Abrevio todo lo que puedo las entrevistas y trato de adelantar el vuelo pero no es posible. Aprovecho el día libre para refugiarme en un pueblecito escondido en los cerros a pocos kilómetros de Caracas, El Hatillo, que ha sido colonizado por la bohemia artística, musical y literaria de la capital. Entre palmeras, las humildes casas labriegas han sido transformadas en talleres, recogidos y coquetos bohíos, tiendas de antigüedades, librerías y almacenes de souvenirs. Es un lugar a la vez artificial y romántico, una especie de grito de repulsa que a fuerza de ponerse de moda va perdiendo todo su encanto. Pero la naturaleza está ahí con todo su esplendor. Las orquídeas, el jazmín, la albahaca, todos esos olores que el cemento de la ciudad nos nos dejan percibir, perfuman el ambiente, y el añil, el amarillo o el ocre de las fachadas puntúan el pentagrama de los verdes frutales que escalan la montaña.
Regreso a España y muchas otras cosas de Caracas se han ido olvidando. Nunca, sin embargo se borrará de mi retina esa corona de espinas que ensombrece la ciudad de Caracas.
Recientemente, por divertirse, mi hijo escribió en Google mi nombre y mis dos apellidos.
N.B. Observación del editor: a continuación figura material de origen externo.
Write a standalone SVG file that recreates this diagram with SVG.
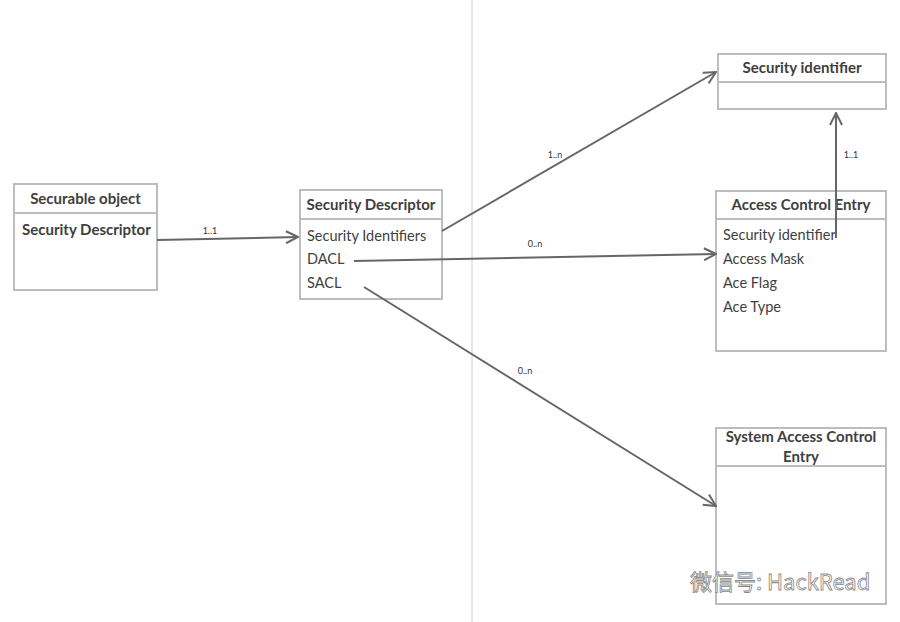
<svg xmlns="http://www.w3.org/2000/svg" width="900" height="622" viewBox="0 0 900 622">
<defs>
<marker id="arr" viewBox="0 0 14 14" refX="13" refY="7" markerWidth="14" markerHeight="14" markerUnits="userSpaceOnUse" orient="auto">
<path d="M1,1 L13,7 L1,13" fill="none" stroke="#666" stroke-width="2"/>
</marker>
<style>
.box{fill:#fff;stroke:#bdbdbd;stroke-width:2}
.div{stroke:#bdbdbd;stroke-width:2}
.t{font-family:Lato,"Noto Sans",sans-serif;font-size:15px;font-weight:bold;fill:#404040;text-anchor:middle}
.r{font-family:Lato,"Noto Sans",sans-serif;font-size:14.5px;fill:#404040}
.rb{font-family:Lato,"Noto Sans",sans-serif;font-size:15px;font-weight:bold;fill:#404040}
.lbl{font-family:Lato,"Noto Sans",sans-serif;font-size:9px;fill:#333;text-anchor:middle}
.c{fill:none;stroke:#666;stroke-width:2;marker-end:url(#arr)}
</style>
</defs>
<rect width="900" height="622" fill="#fff"/>
<line x1="472" y1="0" x2="472" y2="622" stroke="#ccc" stroke-width="1"/>
<g id="securable-object">
<rect class="box" x="14" y="184" width="143" height="106"/>
<line class="div" x1="14" y1="213" x2="157" y2="213"/>
<text class="t" x="85.5" y="204">Securable object</text>
<text class="rb" x="22" y="235">Security Descriptor</text>
</g>
<g id="security-descriptor">
<rect class="box" x="300" y="190" width="142" height="109"/>
<line class="div" x1="300" y1="219" x2="442" y2="219"/>
<text class="t" x="371" y="210">Security Descriptor</text>
<text class="r" x="307" y="241">Security Identifiers</text>
<text class="r" x="307" y="264">DACL</text>
<text class="r" x="307" y="288">SACL</text>
</g>
<g id="security-identifier">
<rect class="box" x="718" y="54" width="168" height="55"/>
<line class="div" x1="718" y1="82" x2="886" y2="82"/>
<text class="t" x="802" y="73">Security identifier</text>
</g>
<g id="access-control-entry">
<rect class="box" x="716" y="191" width="170" height="160"/>
<line class="div" x1="716" y1="219" x2="886" y2="219"/>
<text class="t" x="801" y="210">Access Control Entry</text>
<text class="r" x="723" y="240">Security identifier</text>
<text class="r" x="723" y="264">Access Mask</text>
<text class="r" x="723" y="288">Ace Flag</text>
<text class="r" x="723" y="312">Ace Type</text>
</g>
<g id="system-access-control-entry">
<rect class="box" x="716" y="428" width="170" height="176"/>
<line class="div" x1="716" y1="466" x2="886" y2="466"/>
<text class="t" x="801" y="442">System Access Control</text>
<text class="t" x="801" y="462">Entry</text>
</g>
<g id="connectors">
<path class="c" d="M157,240 L298,237"/>
<path class="c" d="M442,231 L716,72"/>
<path class="c" d="M354,261 L716,254"/>
<path class="c" d="M364,287 L716,506"/>
<path class="c" d="M836,238 L836,113"/>
<text class="lbl" x="210" y="234">1..1</text>
<text class="lbl" x="555" y="158">1..n</text>
<text class="lbl" x="535" y="247">0..n</text>
<text class="lbl" x="525" y="374">0..n</text>
<text class="lbl" x="851" y="158">1..1</text>
</g>
<g id="watermark">
<text x="690" y="590" font-family="'Noto Sans CJK SC',sans-serif" font-size="22" fill="#fff" stroke="#888" stroke-width="0.8">微信号: HackRead</text>
</g>
</svg>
Para mi sorpresa, una de las entradas se refería a un ciudadano que utilizando mi nombre, mis apellidos y mi número de pasaporte, unos meses después de mi estancia en Caracas era citado ante los tribunales de Caracas por falta de pago de un apartamento. La sentencia había prescrito, pero me quedé pensando que alguien en la recepción del hotel había fotocopiado los datos de mi pasaporte y había vivido en un apartamento con una identidad robada. ¿Avatares de viajero, o afán de supervivencia?